An Analysis of ShuffleSeg: A Real-time Semantic Segmentation Network
The paper introduces ShuffleSeg, a computationally efficient network designed for real-time semantic segmentation, crucial for mobile and robotics applications. The architecture capitalizes on grouped convolution and channel shuffling to enhance performance without compromising on computational resources. This essay provides an expert analysis of the methodologies, findings, and implications highlighted in the study.
Introduction and Motivation
Semantic segmentation presents a significant challenge due to the need for assigning a class label to each pixel in an image. While extensive research has concentrated on optimizing convolutional neural networks (CNNs) for tasks such as image classification and object detection, the domain of real-time semantic segmentation has garnered less attention.

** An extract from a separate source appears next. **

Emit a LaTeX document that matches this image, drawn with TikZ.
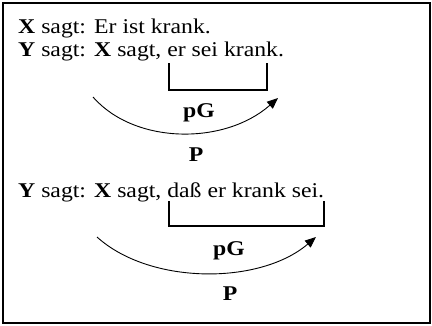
\documentclass[tikz,border=0pt]{standalone}
\usepackage{fontspec}
\setmainfont{Liberation Serif}[FakeStretch=1.13]
\usetikzlibrary{arrows.meta}
\begin{document}
\begin{tikzpicture}[x=1pt,y=-1pt,
  txt/.style={inner sep=0pt, anchor=base west, font=\fontsize{21}{25}\selectfont},
  lbl/.style={inner sep=0pt, anchor=base, font=\fontsize{21}{25}\selectfont\bfseries},
  brk/.style={line width=2pt},
  arcline/.style={line width=0.9pt, -{Triangle[length=11pt,width=9pt]}},
  frame/.style={line width=1.8pt}]
\useasboundingbox (0,0) rectangle (432,325);
\draw[frame] (3,3) rectangle (430,323);
\node[txt] (s1) at (18,33) {\textbf{X} sagt:};
\node[txt] (t1) at (94,33) {Er ist krank.};
\node[txt] (s2) at (18,56) {\textbf{Y} sagt:};
\node[txt] (t2) at (94,56) {\textbf{X} sagt, er sei krank.};
\node[txt] (s3) at (18,197) {\textbf{Y} sagt:};
\node[txt] (t3) at (94,197) {\textbf{X} sagt, daß er krank sei.};
% bracket 1
\coordinate (b1a) at (169,63);
\coordinate (b1b) at (169,90);
\coordinate (b1c) at (267,90);
\coordinate (b1d) at (267,63);
\draw[brk] (b1a) -- (b1b) -- (b1c) -- (b1d);
% bracket 2
\coordinate (b2a) at (169,201);
\coordinate (b2b) at (169,226);
\coordinate (b2c) at (324,226);
\coordinate (b2d) at (324,201);
\draw[brk] (b2a) -- (b2b) -- (b2c) -- (b2d);
% arcs
\coordinate (a1s) at (93,97);
\coordinate (a1e) at (278,98);
\draw[arcline] (a1s) .. controls (135,145) and (225,145) .. (a1e);
\coordinate (a2s) at (97,237);
\coordinate (a2e) at (316,237);
\draw[arcline] (a2s) .. controls (150,285) and (260,285) .. (a2e);
% labels
\node[lbl] (pg1) at (199,117) {pG};
\node[lbl] (p1) at (196,161) {P};
\node[lbl] (pg2) at (229,255) {pG};
\node[lbl] (p2) at (230,300) {P};
\end{tikzpicture}
\end{document}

The authors of this paper aim to address this gap with ShuffleSeg, an architecture inspired by ShuffleNet, which is known for its efficient classification capabilities.
Methodology
ShuffleSeg is structured into two main components: an encoder and a decoder. The encoder adopts the ShuffleNet's use of grouped convolutions and channel shuffling, decreasing the computational burden by minimizing redundancy in channel usage. This approach facilitates a higher efficiency by ensuring each output channel can access input channels more broadly, maintaining accuracy while reducing computations.
The novel element in ShuffleSeg is its decoder, where the authors performed an ablation study to evaluate different decoding methods: UNet, SkipNet, Dilation Frontend 8s, and Dilation 4s. SkipNet was noted for striking a balance between computational efficiency and accuracy, which is pivotal for real-time applications on limited resources.
Experimental Results
The experiments were conducted using the CityScapes dataset, a benchmark for urban scene understanding. ShuffleSeg achieved a mean intersection over union (mIoU) of 58.3% while significantly reducing computational load. Notably, it achieved a 2x reduction in GFLOPs compared to ENet and a remarkable 141x reduction compared to SegNet.
Discussion on Practical and Theoretical Implications
The results highlight the practicality of ShuffleSeg for embedded devices where computational resources are constrained, such as autonomous vehicle platforms and real-time robotics systems. The reduction in GFLOPs without sacrificing performance suggests that this architecture is advantageous for applications needing swift segmentation alongside high throughput.
The authors' exploration of grouped convolution and channel shuffling in semantic segmentation broadens the theoretical understanding of efficiency in network design. The insights provided by the ablation study on decoder architectures could guide future research in designing real-time segmentation systems that balance speed and accuracy effectively.
Conclusion and Future Directions
ShuffleSeg's innovative use of previous advancements in CNN efficiency successfully adapts them to semantic segmentation. As the demand for real-time processing grows, especially in autonomous systems, enhancements like those proposed in ShuffleSeg become increasingly valuable. Future research could explore augmenting ShuffleSeg with complementary techniques such as pruning and quantization, potentially further improving efficiency.
In conclusion, ShuffleSeg demonstrates considerable potential for enhanced real-time semantic segmentation. Its architectural choices and attention to computational efficiency provide a robust basis for further exploration in the field.